Student at the Robert Irwin exhibition

A rare exhibition featuring architectural drawings and models by celebrated artist Robert Irwin has come to Pratt’s School of Architecture this fall, where it is attracting a wide range of visitors.

When Robert Irwin: Site Determined opened last year at the University Art Museum, California State University, Long Beach, it was the first museum exhibition dedicated to the creative process of one of the most significant American artists of the postwar generation. Now it has come to the East Coast for the first time, including a new work by Irwin, Belmont Shore, never shown before publicly.

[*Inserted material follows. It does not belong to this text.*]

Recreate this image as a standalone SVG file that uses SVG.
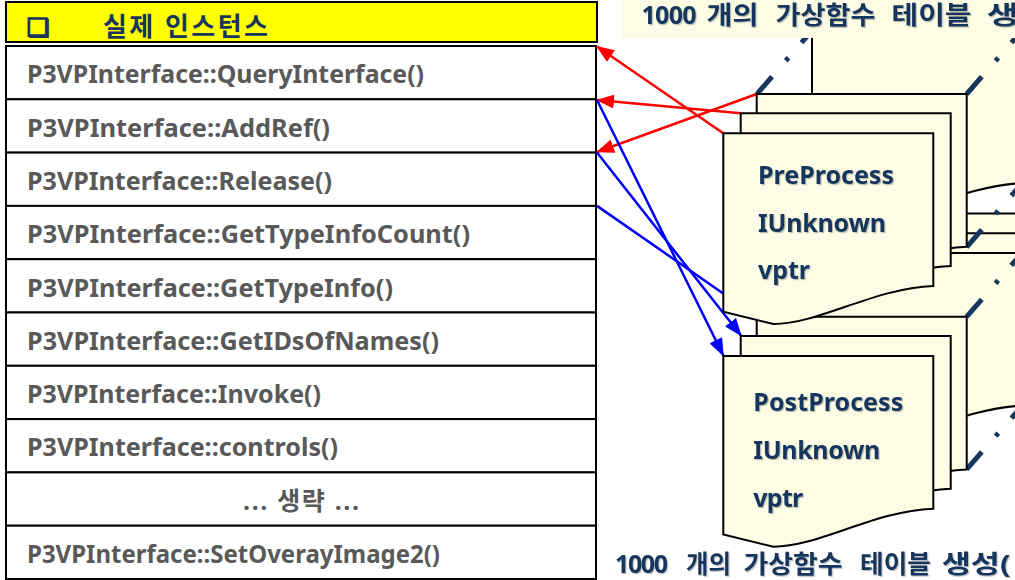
<svg xmlns="http://www.w3.org/2000/svg" width="1015" height="580" viewBox="0 0 1015 580">
<style>
  .row rect { fill: #ffffff; stroke: #000000; stroke-width: 2; }
  .row text { font-family: "Noto Sans", "Noto Sans CJK KR", sans-serif; font-weight: 700; font-size: 25px; fill: #595959; }
  .page { fill: #fdfde6; stroke: #000000; stroke-width: 2; }
  .persp { fill: none; stroke: #17365d; stroke-width: 5; stroke-dasharray: 23 21 4 20; }
  .label { font-family: "Noto Sans", "Noto Sans CJK KR", sans-serif; font-weight: 700; font-size: 25px; fill: #17365d; filter: url(#soft); }
  .cap { font-family: "Noto Sans", "Noto Sans CJK KR", sans-serif; font-weight: 700; font-size: 25px; fill: #17365d; filter: url(#soft); }
  .red { fill: none; stroke: #ff0000; stroke-width: 2.5; marker-end: url(#ah-red); }
  .blue { fill: none; stroke: #0000ff; stroke-width: 2.5; marker-end: url(#ah-blue); }
</style>
<defs>
  <!-- document page: flat top, wavy bottom -->
  <path id="doc" d="M0,0 H210 V152.7 C150,155 95,191 50,190.7 L0,178.4 Z"/>
  <marker id="ah-red" markerUnits="userSpaceOnUse" markerWidth="18" markerHeight="14" viewBox="0 0 18 14" refX="17" refY="7" orient="auto">
    <path d="M0,0 L18,7 L0,14 Z" fill="#ff0000"/>
  </marker>
  <marker id="ah-blue" markerUnits="userSpaceOnUse" markerWidth="18" markerHeight="14" viewBox="0 0 18 14" refX="17" refY="7" orient="auto">
    <path d="M0,0 L18,7 L0,14 Z" fill="#0000ff"/>
  </marker>
  <filter id="soft" x="-5%" y="-30%" width="115%" height="160%">
    <feDropShadow dx="1.2" dy="1.2" stdDeviation="0.6" flood-color="#000000" flood-opacity="0.25"/>
  </filter>
</defs>

<rect width="1015" height="580" fill="#ffffff"/>

<!-- instance table -->
<g id="header">
  <rect x="6" y="2" width="591" height="40" fill="#ffff00" stroke="#000000" stroke-width="2"/>
  <text x="27" y="36" font-family="DejaVu Sans, sans-serif" font-weight="700" font-size="25" fill="#17365d" stroke="#17365d" stroke-width="1.6">❑</text>
  <text x="103" y="36" font-family="Noto Sans, Noto Sans CJK KR, sans-serif" font-weight="700" font-size="26" fill="#17365d" textLength="165">실제 인스턴스</text>
</g>
<g id="row-1" class="row"><rect x="6" y="46" width="590" height="53.3"/><text x="27" y="83.3" textLength="397" lengthAdjust="spacingAndGlyphs">P3VPInterface::QueryInterface()</text></g>
<g id="row-2" class="row"><rect x="6" y="99.3" width="590" height="53.3"/><text x="27" y="136.6" textLength="303" lengthAdjust="spacingAndGlyphs">P3VPInterface::AddRef()</text></g>
<g id="row-3" class="row"><rect x="6" y="152.6" width="590" height="53.3"/><text x="27" y="189.9" textLength="305" lengthAdjust="spacingAndGlyphs">P3VPInterface::Release()</text></g>
<g id="row-4" class="row"><rect x="6" y="205.9" width="590" height="53.3"/><text x="27" y="243.2" textLength="443" lengthAdjust="spacingAndGlyphs">P3VPInterface::GetTypeInfoCount()</text></g>
<g id="row-5" class="row"><rect x="6" y="259.2" width="590" height="53.3"/><text x="27" y="296.5" textLength="366" lengthAdjust="spacingAndGlyphs">P3VPInterface::GetTypeInfo()</text></g>
<g id="row-6" class="row"><rect x="6" y="312.5" width="590" height="53.3"/><text x="27" y="349.8" textLength="412" lengthAdjust="spacingAndGlyphs">P3VPInterface::GetIDsOfNames()</text></g>
<g id="row-7" class="row"><rect x="6" y="365.8" width="590" height="53.3"/><text x="27" y="403.1" textLength="294" lengthAdjust="spacingAndGlyphs">P3VPInterface::Invoke()</text></g>
<g id="row-8" class="row"><rect x="6" y="419.1" width="590" height="53.3"/><text x="27" y="456.4" textLength="311" lengthAdjust="spacingAndGlyphs">P3VPInterface::controls()</text></g>
<g id="row-9" class="row"><rect x="6" y="472.4" width="590" height="53.3"/><text x="243" y="509.7" textLength="116">... 생략 ...</text></g>
<g id="row-10" class="row"><rect x="6" y="525.7" width="590" height="53.3"/><text x="27" y="563" textLength="413" lengthAdjust="spacingAndGlyphs">P3VPInterface::SetOverayImage2()</text></g>

<!-- pointers between the table and the vtable pages -->
<g id="connectors">
  <line class="red" x1="723.3" y1="133.3" x2="597" y2="46.5"/>
  <line class="red" x1="740.7" y1="113.3" x2="597" y2="100"/>
  <line class="red" x1="756.7" y1="94" x2="597" y2="152"/>
  <line class="blue" x1="597" y1="100" x2="723.3" y2="355.5"/>
  <line class="blue" x1="597" y1="152.6" x2="741" y2="335.5"/>
  <line class="blue" x1="597" y1="205.9" x2="756.7" y2="316.7"/>
</g>

<!-- PostProcess vtable stack -->
<g id="post-stack">
  <use href="#doc" class="page" x="846" y="213.5"/>
  <use href="#doc" class="page" x="829" y="233.3"/>
  <use href="#doc" class="page" x="812" y="253"/>
  <line class="persp" x1="966.7" y1="316.7" x2="1022" y2="253"/>
  <line class="persp" x1="966.7" y1="469.3" x2="1022" y2="406"/>
  <use href="#doc" class="page" x="756.7" y="316.7"/>
  <use href="#doc" class="page" x="740.7" y="336"/>
  <use href="#doc" class="page" x="723.3" y="356"/>
  <text class="label" x="753.3" y="410.7" textLength="150">PostProcess</text>
  <text class="label" x="753.3" y="459.3" textLength="127">IUnknown</text>
  <text class="label" x="753.3" y="507" textLength="50">vptr</text>
</g>

<!-- PreProcess vtable stack -->
<g id="pre-stack">
  <use href="#doc" class="page" x="846" y="-8.5"/>
  <use href="#doc" class="page" x="829" y="11"/>
  <use href="#doc" class="page" x="812" y="30.5"/>
  <line class="persp" x1="757" y1="94" x2="812" y2="30.5"/>
  <line class="persp" x1="966.7" y1="94" x2="1022" y2="30.5"/>
  <line class="persp" x1="966.7" y1="247" x2="1022" y2="183.5"/>
  <use href="#doc" class="page" x="756.7" y="94"/>
  <use href="#doc" class="page" x="740.7" y="113.3"/>
  <use href="#doc" class="page" x="723.3" y="133.3"/>
  <text class="label" x="758" y="183.5" textLength="136">PreProcess</text>
  <text class="label" x="758" y="231.5" textLength="128">IUnknown</text>
  <text class="label" x="758" y="279" textLength="52">vptr</text>
</g>

<!-- captions -->
<g id="caption-top">
  <rect x="622" y="0" width="393" height="38" fill="#fdfde6"/>
  <text class="cap" y="24" lengthAdjust="spacingAndGlyphs"><tspan x="641.5" textLength="55">1000</tspan><tspan x="706.5" textLength="52" lengthAdjust="spacingAndGlyphs">개의</tspan><tspan x="775.5" textLength="100" lengthAdjust="spacingAndGlyphs">가상함수</tspan><tspan x="891.5" textLength="80" lengthAdjust="spacingAndGlyphs">테이블</tspan><tspan x="986.7" textLength="76" lengthAdjust="spacingAndGlyphs">생성(</tspan></text>
</g>
<g id="caption-bottom">
  <text class="cap" y="573.3"><tspan x="615" textLength="53">1000</tspan><tspan x="686" textLength="45" lengthAdjust="spacingAndGlyphs">개의</tspan><tspan x="743.5" textLength="99" lengthAdjust="spacingAndGlyphs">가상함수</tspan><tspan x="860" textLength="71" lengthAdjust="spacingAndGlyphs">테이블</tspan><tspan x="941.7" textLength="69" lengthAdjust="spacingAndGlyphs">생성(</tspan></text>
</g>
</svg>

“Robert Irwin is one of the most important contemporary artists to break through all of the disciplinary boundaries of painting, sculpture, and architecture by creating a new and unprecedented area of artistic research into the experience of light, space and site,” said School of Architecture Dean Thomas Hanrahan. “In creating this trans-disciplinary territory, Irwin has transformed the ways in which all artists and designers now see and experience the spaces and places we inhabit and design.  As Irwin has often said, beauty is all around us if we choose to recognize it and articulate it, and this is an important and timeless idea for all contemporary artists and designers.”

Spanning four decades of Irwin’s career, Robert Irwin: Site Determined highlights multiple projects—both built and unrealized—throughout the United States, including the Central Garden at the J. Paul Getty Center in Los Angeles and an Arts Enrichment Master Plan proposed for the Miami International Airport in the 1980’s.

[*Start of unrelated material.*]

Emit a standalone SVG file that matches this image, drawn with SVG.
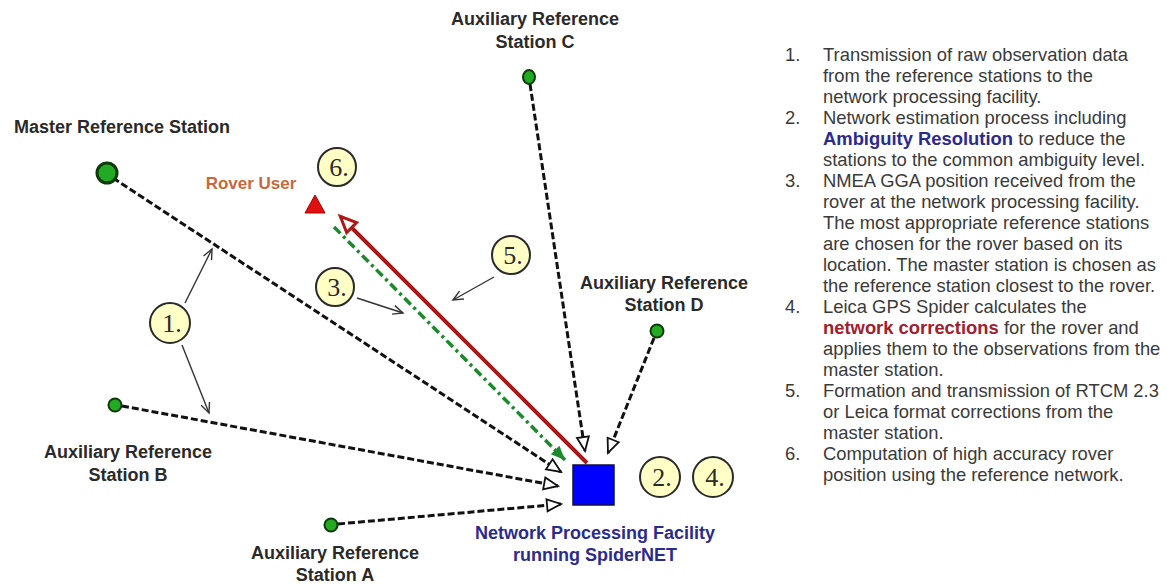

An entire room is devoted to Untitled (dawn to dusk), a reconstruction of a military hospital in Marfa, Texas. Tracing the development of Irwin’s response to the site over 15 years, the drawings and models on display for Untitled (dawn to dusk) can be experienced as something of a case study, offering students and others the opportunity to gain insights into Irwin’s approach by exploring a single project from early iterations to its final conception.

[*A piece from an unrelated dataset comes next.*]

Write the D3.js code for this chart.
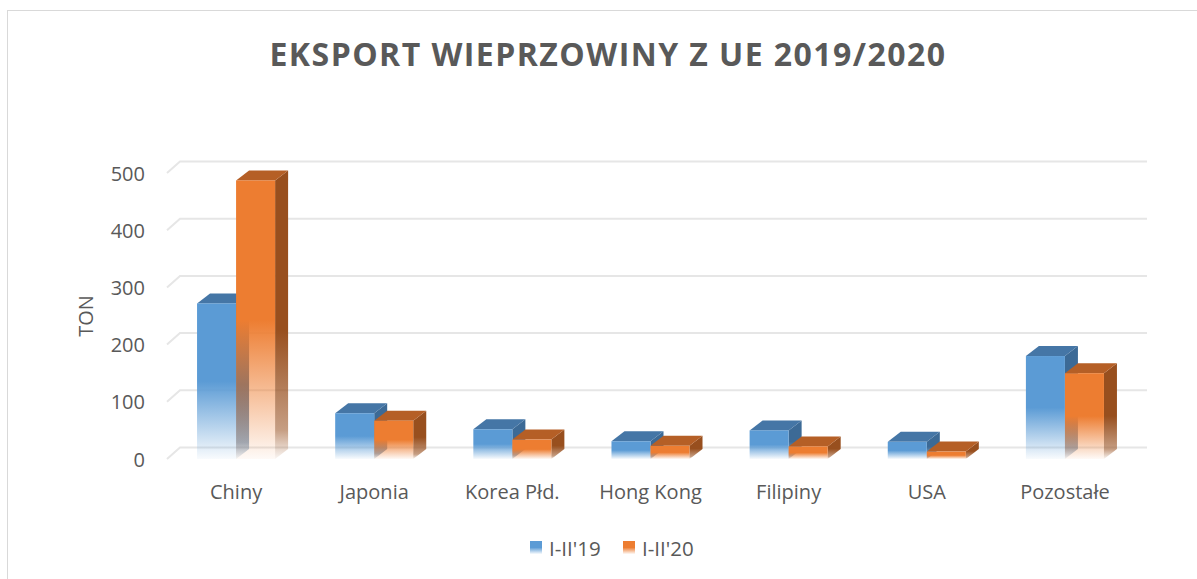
<!DOCTYPE html>
<html><head><meta charset="utf-8">
<script src="https://cdn.jsdelivr.net/npm/d3@7"></script>
<style>body{margin:0;background:#fff;} svg{display:block;} text{font-family:"Open Sans",sans-serif;}</style>
</head><body>
<svg id="c" width="1197" height="579"></svg>
<script>
const categories = ["Chiny","Japonia","Korea Płd.","Hong Kong","Filipiny","USA","Pozostałe"];
const seriesNames = ["I-II'19","I-II'20"];
const values2019 = [272, 80, 52, 31, 50, 30, 180];
const values2020 = [487, 67, 34, 23, 22, 13, 150];
const yTicks = [0,100,200,300,400,500];
const titleText = "EKSPORT WIEPRZOWINY Z UE 2019/2020";
const yAxisTitle = "TON";

const colors = [
  {front:"#5B9BD5", top:"#4576A6", side:"#3C6A96"},
  {front:"#ED7D31", top:"#B55F26", side:"#984F1E"}
];

const svg = d3.select("#c");
const defs = svg.append("defs");

// border
svg.append("rect").attr("x",7.5).attr("y",10.5).attr("width",1220).attr("height",620)
  .attr("fill","#fff").attr("stroke","#d9d9d9").attr("stroke-width",1);

// scales
const x = d3.scaleBand().domain(categories).range([167,1134]).paddingInner(0.435).paddingOuter(0.2175);
const xs = d3.scaleBand().domain(seriesNames).range([0, x.bandwidth()]);
const y = d3.scaleLinear().domain([0,500]).range([459,173]);
const floorDx = 13, floorDy = -11.5;
const barDx = 13, barDy = -10;

// gradients
colors.forEach((c,i)=>{
  const g = defs.append("linearGradient").attr("id","gf"+i).attr("x1",0).attr("y1",0).attr("x2",0).attr("y2",1);
  g.append("stop").attr("offset",0).attr("stop-color",c.front).attr("stop-opacity",1);
  g.append("stop").attr("offset",0.5).attr("stop-color",c.front).attr("stop-opacity",1);
  g.append("stop").attr("offset",1).attr("stop-color",c.front).attr("stop-opacity",0.04);
  const s = defs.append("linearGradient").attr("id","gs"+i).attr("x1",0).attr("y1",0).attr("x2",0).attr("y2",1);
  s.append("stop").attr("offset",0).attr("stop-color",c.side).attr("stop-opacity",1);
  s.append("stop").attr("offset",0.55).attr("stop-color",c.side).attr("stop-opacity",1);
  s.append("stop").attr("offset",0.9).attr("stop-color",c.side).attr("stop-opacity",0.55);
  s.append("stop").attr("offset",1).attr("stop-color",c.side).attr("stop-opacity",0.05);
});

// gridlines
const grid = svg.append("g");
yTicks.forEach(t=>{
  const yf = y(t);
  grid.append("path")
    .attr("d", `M${x.range()[0]},${yf} L${x.range()[0]+floorDx},${yf+floorDy} L${x.range()[1]+floorDx},${yf+floorDy}`)
    .attr("fill","none").attr("stroke","#e6e6e6").attr("stroke-width",2);
  svg.append("text").attr("x",145).attr("y",yf).attr("text-anchor","end")
    .attr("dominant-baseline","central").attr("font-size",20).attr("fill","#595959").text(t);
});

// bars
const data = categories.map((c,i)=>({cat:c, vals:[values2019[i], values2020[i]]}));
const bars = svg.append("g");
data.forEach(d=>{
  d.vals.forEach((v,si)=>{
    const x0 = x(d.cat) + xs(seriesNames[si]);
    const w = xs.bandwidth();
    const yt = y(v), yb = y(0);
    const c = colors[si];
    const g = bars.append("g");
    g.append("path").attr("d",`M${x0+w},${yt} L${x0+w+barDx},${yt+barDy} L${x0+w+barDx},${yb+barDy} L${x0+w},${yb} Z`)
      .attr("fill",`url(#gs${si})`);
    g.append("path").attr("d",`M${x0},${yt} L${x0+barDx},${yt+barDy} L${x0+w+barDx},${yt+barDy} L${x0+w},${yt} Z`)
      .attr("fill",c.top);
    g.append("rect").attr("x",x0).attr("y",yt).attr("width",w).attr("height",yb-yt)
      .attr("fill",`url(#gf${si})`);
  });
});

// category labels
categories.forEach(c=>{
  svg.append("text").attr("x",x(c)+x.bandwidth()/2).attr("y",491).attr("text-anchor","middle")
    .attr("dominant-baseline","central").attr("font-size",20).attr("fill","#595959").text(c);
});

// y axis title
svg.append("text").attr("transform","translate(85,316) rotate(-90)").attr("text-anchor","middle")
  .attr("dominant-baseline","central").attr("font-size",20).attr("fill","#595959").text(yAxisTitle);

// title
svg.append("text").attr("x",608).attr("y",66).attr("text-anchor","middle")
  .attr("font-size",32).attr("font-weight","bold").attr("fill","#595959").attr("letter-spacing",1.45).text(titleText);

// legend
const legendX = [530, 623];
seriesNames.forEach((n,i)=>{
  svg.append("rect").attr("x",legendX[i]).attr("y",541).attr("width",12).attr("height",13)
    .attr("fill",`url(#gf${i})`);
  svg.append("text").attr("x",legendX[i]+19).attr("y",548).attr("dominant-baseline","central")
    .attr("font-size",20.5).attr("fill","#595959").text(n);
});
</script>
</body></html>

Robert Irwin: Site Determined opened on September 6 with a cross-disciplinary panel discussion in Higgins Hall featuring Agnieszka Kurant, artist; Ann Reynolds, professor, University of Texas at Austin; and Frida Escobedo, artist and architect; and moderated by Sanford Kwinter, Professor of Architecture at Pratt. The panelists discussed Irwin’s tremendously influential work, and ways in which he has inspired or affected them in their own practice.

The exhibition has been covered by a range of media outlets, including Metropolis and World-Architects; and spotlighted in a number of publications, including being named an Editor’s Pick by ArtNet News and Galerie Magazine.